India Komitmen Promosikan CPO Indonesia di Negaranya
India berkomitmen mempromosikan minyak sawit atau CPO sebagai minyak nabati berkelanjutan di negaranya di tengah kian besarnya kampanye negatif terhadap sawit. Promosi itu penting karena India merupakan negara tujuan ekspor terbesar CPO asal Indonesia dengan volume 6,7 juta ton per tahun.
Oleh
NIKSON SINAGA
·3 menit baca
MEDAN, KOMPAS – India berkomitmen mempromosikan minyak sawit atau CPO sebagai minyak nabati berkelanjutan di negaranya di tengah kian besarnya kampanye negatif terhadap sawit. Promosi itu penting karena India merupakan negara tujuan ekspor terbesar CPO asal Indonesia dengan volume 6,7 juta ton per tahun.
“Minyak sawit sangat penting tidak hanya bagi Indonesia sebagai produsen, tetapi juga bagi India sebagai konsumen. Sebagai negara dengan konsumsi minyak nabati yang cukup besar, kami berkepentingan mendapat minyak sawit berkualitas baik dengan harga yang murah,” kata President of The Solvent Extractors Association (SEA) of India, Atul Chaturvedi, di Pusat Penelitian Kelapa Sawit (PPKS), Medan, Sumatera Utara, Senin (25/3/2019).
Atul merupakan ketua delegasi kunjungan beberapa perusahaan asal India yang bergerak di bidang minyak nabati di bawah naungan SEA ke Sumut. Mereka diterima oleh Kepala Bidang Penelitian PPKS Suroso Rahutomo, Ketua Umum Dewan Minyak Sawit Indonesia Derom Bangun, dan Asisten Deputi Perkebunan dan Hortikultura Kementerian Koordinator Bidang Perekonomian Wilistra Danny.

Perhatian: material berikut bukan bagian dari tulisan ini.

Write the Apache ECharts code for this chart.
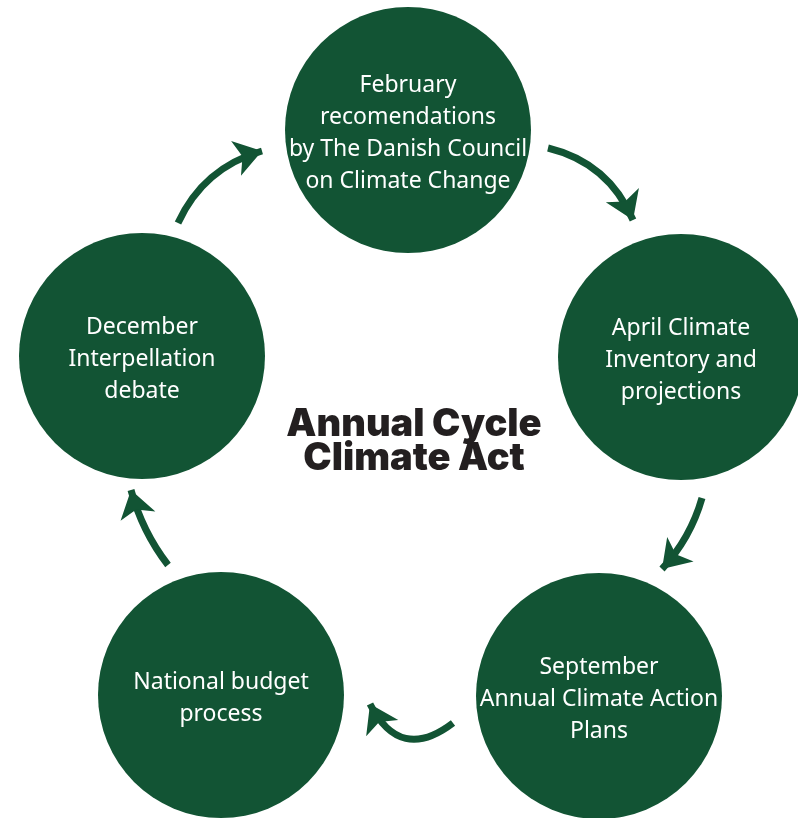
<!DOCTYPE html>
<html>
<head>
<meta charset="utf-8">
<script src="https://cdn.jsdelivr.net/npm/echarts@6/dist/echarts.min.js"></script>
<style>
  html, body { margin: 0; padding: 0; background: #fff; }
  #chart { width: 798px; height: 818px; }
</style>
</head>
<body>
<div id="chart"></div>
<script>
// stages of the yearly cycle, clockwise from the top
const stageNames = [
  'February\nrecomendations\nby The Danish Council\non Climate Change',
  'April Climate\nInventory and\nprojections',
  'September\nAnnual Climate Action\nPlans',
  'National budget\nprocess',
  'December\nInterpellation\ndebate'
];
const stageX = [408, 681, 599, 221, 142];
const stageY = [130, 357, 696, 695, 356];

// arrows between the stages (start point, end point, bend)
const arrowFrom = [[548, 148], [702, 498], [453, 723], [168, 565], [178, 223]];
const arrowTo = [[633, 220], [662, 569], [370, 704], [131, 490], [262, 151]];
const arrowBend = [0.25, 0.12, 0.6, 0.1, 0.23];

const titleText = 'Annual Cycle\nClimate Act';

const green = '#125434';

const chart = echarts.init(document.getElementById('chart'));

chart.setOption({
  animation: false,
  grid: { left: 0, right: 0, top: 0, bottom: 0 },
  xAxis: { type: 'value', min: 0, max: 798, show: false },
  yAxis: { type: 'value', min: 0, max: 818, inverse: true, show: false },
  graphic: [
    {
      type: 'text',
      x: 414,
      y: 442,
      style: {
        text: titleText,
        font: '900 38px Inter, "Liberation Sans", sans-serif',
        fill: '#231f20',
        align: 'center',
        verticalAlign: 'middle',
        lineHeight: 34
      }
    }
  ],
  series: [
    {
      type: 'scatter',
      symbol: 'circle',
      symbolSize: 246,
      itemStyle: { color: green, opacity: 1 },
      label: {
        show: true,
        position: 'inside',
        offset: [0, 3],
        color: '#ffffff',
        fontFamily: '"Noto Sans", sans-serif',
        fontSize: 23,
        lineHeight: 32,
        align: 'center',
        formatter: (p) => p.name
      },
      data: stageNames.map((name, i) => ({ name, value: [stageX[i], stageY[i]] }))
    },
    {
      type: 'lines',
      coordinateSystem: 'cartesian2d',
      symbol: ['none', 'arrow'],
      symbolSize: 27,
      lineStyle: { color: green, width: 7, opacity: 1 },
      data: arrowFrom.map((from, i) => ({
        coords: [from, arrowTo[i]],
        lineStyle: { curveness: arrowBend[i] }
      }))
    }
  ]
});
</script>
</body>
</html>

Atul menyatakan, dengan populasi masyarakat mencapai 1,3 miliar jiwa, konsumsi minyak nabati India mencapai 23,5 juta ton per tahun. Sebanyak 9 juta ton di antaranya dipenuhi dengan minyak sawit. Dari kebutuhan minyak sawit itu, sekitar 6 juta ton diimpor dari Indonesia. “Minyak sawit menjadi pengikat hubungan India dengan Indonesia,” kata Atul.
Atul mengatakan, belakangan ini penggunaan minyak sawit di India menghadapi kampanye negatif dari Uni Eropa. Hal ini membuat konsumsi minyak sawit di India cenderung stagnan, tetapi minyak nabati lainnya seperti minyak kedelai dan minyak bunga matahari meningkat.
Minyak sawit menjadi pengikat hubungan India dengan Indonesia
Fenomena itu, kata Atul, tidak baik bagi perekonomian India karena mereka harus membayar lebih mahal untuk minyak nabati selain sawit.
Melihat industri minyak sawit yang lebih efisien dibanding minyak nabati lain, India berkeinginan memperluas kebun sawitnya yang saat ini sekitar 300.000 hektar menjadi dua juta hektar. Namun, hal itu masih sulit karena meluasnya kampanye negatif dan sulitnya menyediakan lahan.
Derom mengatakan, kunjungan delegasi dari perusahaan-perusahaan konsumen minyak nabati tersebut sangat penting bagi Indonesia untuk menjaga pasar India. Menurut Derom, pasar India sangat penting bagi Indonesia karena merupakan negara pengimpor utama minyak sawit, tanpa menuntut banyak hal.
Selain ke PPKS, delegasi India tersebut juga akan mengikuti pertemuan dengan perusahaan dan perwakilan pemerintah. Mereka juga akan berkunjung ke perkebunan dan pabrik minyak sawit di Sumut.
Wilistra Danny mengatakan, pemerintah terus berupaya meningkatkan ekspor CPO ke India. Tantangan terbesar ekspor CPO ke India adalah bea masuk CPO yang cukup besar yang mencapai 44 persen untuk CPO dan 55 persen untuk produk turunan CPO.
Penerapan bea masuk impor yang cukup tinggi tersebut membuat ekspor minyak sawit ke India menurun dari 7,63 juta ton pada 2017 menjadi 6,71 juta ton pada 2018. Pemerintah pun berencana menegosiasikan bea masuk tersebut dengan cara meningkatkan impor gula dan daging kerbau dari India. Saat ini, Indonesia masih surplus perdagangan dengan India.
Suroso mengatakan, Indonesia terus melakukan penelitian dalam rangka penerapan industri sawit berkelanjutan. Di tengah moratorium pembukaan lahan sawit baru, penelitian diarahkan untuk meningkatkan produktivitas sawit yang ada, khususnya sawit petani rakyat.